Les professionnels du secteur ont donc tendance à porter leur attention sur d’autres pays. Et sur la Côte d’Ivoire notamment, même si le pays délivre encore avec parcimonie ses statistiques d’extraction et que les majors, à l’exception de la compagnie russe Lukoil, arrivée en juillet 2006, n’y sont pas encore très nombreuses. En 2007, en effet, la production ivoirienne de brut aurait ainsi dépassé le seuil de 100 000 b/j, après avoir atteint, en 2006, entre 50 000 et 90 000 b/j selon les sources, et 57 000 b/j en 2005. Un décollage que le pays doit, entre autres, à la mise en exploitation de son plus important champ offshore, baptisé Baobab.

23 % des importations américaines viennent du continent
La Côte d’Ivoire n’est pas la seule à faire l’objet de convoitises. « Le Ghana, le Mozambique et le Kenya suscitent aussi un vif intérêt », souligne Sebastian Spio-Garbrah. « Le Soudan est sans doute le pays qui a le plus gros potentiel, renchérit, de son côté, Jean-Pierre Favennec, directeur du pôle Économie et gestion à l’Institut français du pétrole (IFP), avant d’ajouter : São Tomé et l’Ouganda devraient, enfin, devenir producteurs. »
Au final, si l’Afrique a, comme toutes les autres régions productrices de pétrole, profité de l’augmentation de la consommation d’or noir dans le monde ces dernières années (+ 13,8 % en dix ans), elle a aussi, et surtout, bénéficié de l’intérêt croissant des États-Unis, ainsi que de la hausse de la demande chinoise, qui a progressé de 78 % au cours de la dernière décennie.
Cherchant à réduire sa dépendance envers le Moyen-Orient, Washington continue en effet d’accroître la part de ses importations pétrolières en provenance d’Afrique, qui représentent désormais 23 % du total de son approvisionnement.
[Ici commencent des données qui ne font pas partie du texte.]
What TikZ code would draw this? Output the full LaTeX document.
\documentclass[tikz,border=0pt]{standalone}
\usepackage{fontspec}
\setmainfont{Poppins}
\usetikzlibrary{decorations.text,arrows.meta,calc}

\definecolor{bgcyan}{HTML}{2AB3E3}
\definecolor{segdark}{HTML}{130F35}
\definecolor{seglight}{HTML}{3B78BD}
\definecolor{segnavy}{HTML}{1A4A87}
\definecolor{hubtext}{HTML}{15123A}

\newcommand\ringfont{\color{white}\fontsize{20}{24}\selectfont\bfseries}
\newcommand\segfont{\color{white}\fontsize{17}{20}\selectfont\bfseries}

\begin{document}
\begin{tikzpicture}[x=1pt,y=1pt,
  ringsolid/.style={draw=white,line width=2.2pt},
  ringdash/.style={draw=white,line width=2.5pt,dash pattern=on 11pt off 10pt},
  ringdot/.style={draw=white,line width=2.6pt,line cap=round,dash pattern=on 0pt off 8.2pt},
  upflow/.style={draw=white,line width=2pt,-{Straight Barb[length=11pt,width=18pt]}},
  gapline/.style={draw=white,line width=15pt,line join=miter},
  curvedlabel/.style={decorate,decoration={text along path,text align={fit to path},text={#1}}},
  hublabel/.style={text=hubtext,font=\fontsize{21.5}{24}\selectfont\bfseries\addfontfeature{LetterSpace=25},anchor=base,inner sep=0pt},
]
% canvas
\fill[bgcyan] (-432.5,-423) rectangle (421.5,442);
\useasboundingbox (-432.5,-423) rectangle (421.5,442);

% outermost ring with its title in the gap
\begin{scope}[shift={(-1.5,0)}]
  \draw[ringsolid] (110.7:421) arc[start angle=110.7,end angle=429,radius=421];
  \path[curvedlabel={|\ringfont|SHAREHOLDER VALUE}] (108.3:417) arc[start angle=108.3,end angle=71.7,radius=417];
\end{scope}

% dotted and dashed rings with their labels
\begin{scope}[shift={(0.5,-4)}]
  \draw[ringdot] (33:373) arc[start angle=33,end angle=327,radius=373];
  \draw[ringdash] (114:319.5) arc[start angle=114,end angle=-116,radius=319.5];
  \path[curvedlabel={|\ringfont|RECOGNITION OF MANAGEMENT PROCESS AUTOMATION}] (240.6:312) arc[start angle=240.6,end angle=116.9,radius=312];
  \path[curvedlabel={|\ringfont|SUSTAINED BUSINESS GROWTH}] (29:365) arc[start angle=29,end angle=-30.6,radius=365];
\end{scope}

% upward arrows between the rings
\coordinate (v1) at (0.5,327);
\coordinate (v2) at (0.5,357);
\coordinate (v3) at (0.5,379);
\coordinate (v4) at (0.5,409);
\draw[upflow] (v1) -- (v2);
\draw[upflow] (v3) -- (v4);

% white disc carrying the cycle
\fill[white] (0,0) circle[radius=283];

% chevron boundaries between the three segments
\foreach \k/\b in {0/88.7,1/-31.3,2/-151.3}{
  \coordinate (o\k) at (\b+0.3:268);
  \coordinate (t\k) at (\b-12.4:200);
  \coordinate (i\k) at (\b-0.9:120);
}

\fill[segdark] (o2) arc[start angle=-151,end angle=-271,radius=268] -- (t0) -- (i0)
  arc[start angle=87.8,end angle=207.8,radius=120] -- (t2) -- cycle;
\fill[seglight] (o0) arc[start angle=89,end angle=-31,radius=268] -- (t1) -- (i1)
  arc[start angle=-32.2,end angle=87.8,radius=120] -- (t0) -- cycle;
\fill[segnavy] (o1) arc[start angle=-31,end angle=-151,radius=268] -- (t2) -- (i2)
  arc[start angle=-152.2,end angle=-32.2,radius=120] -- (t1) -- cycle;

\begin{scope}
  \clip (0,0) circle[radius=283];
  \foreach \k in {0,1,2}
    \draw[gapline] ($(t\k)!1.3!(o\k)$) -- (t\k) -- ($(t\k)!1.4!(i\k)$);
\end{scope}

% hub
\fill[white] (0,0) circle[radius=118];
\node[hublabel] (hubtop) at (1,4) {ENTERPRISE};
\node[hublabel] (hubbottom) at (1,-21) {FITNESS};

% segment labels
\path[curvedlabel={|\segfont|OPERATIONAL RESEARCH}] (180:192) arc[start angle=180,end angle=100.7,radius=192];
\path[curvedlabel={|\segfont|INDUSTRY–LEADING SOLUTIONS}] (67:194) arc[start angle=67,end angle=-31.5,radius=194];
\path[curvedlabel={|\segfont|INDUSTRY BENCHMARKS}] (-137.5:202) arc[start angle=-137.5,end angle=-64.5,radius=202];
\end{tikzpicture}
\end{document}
Depuis 2002, les États-Unis ont accru leurs achats pétroliers de 90 % en Afrique. Le continent est aujourd’hui devenu le deuxième fournisseur de Washington après l’Amérique centrale et l’Amérique du Sud, devant le Moyen-Orient. La Chine est, quant à elle, devenu le deuxième consommateur mondial de pétrole, avec 6 millions de b/j en 2005, selon la Conférence des Nations unies sur le commerce et le développement (Cnuced). Entre 1998 et 2005, les importations chinoises de brut africain ont, elles, été multipliées par neuf, passant de 100 000 à plus de 980 000 b/j.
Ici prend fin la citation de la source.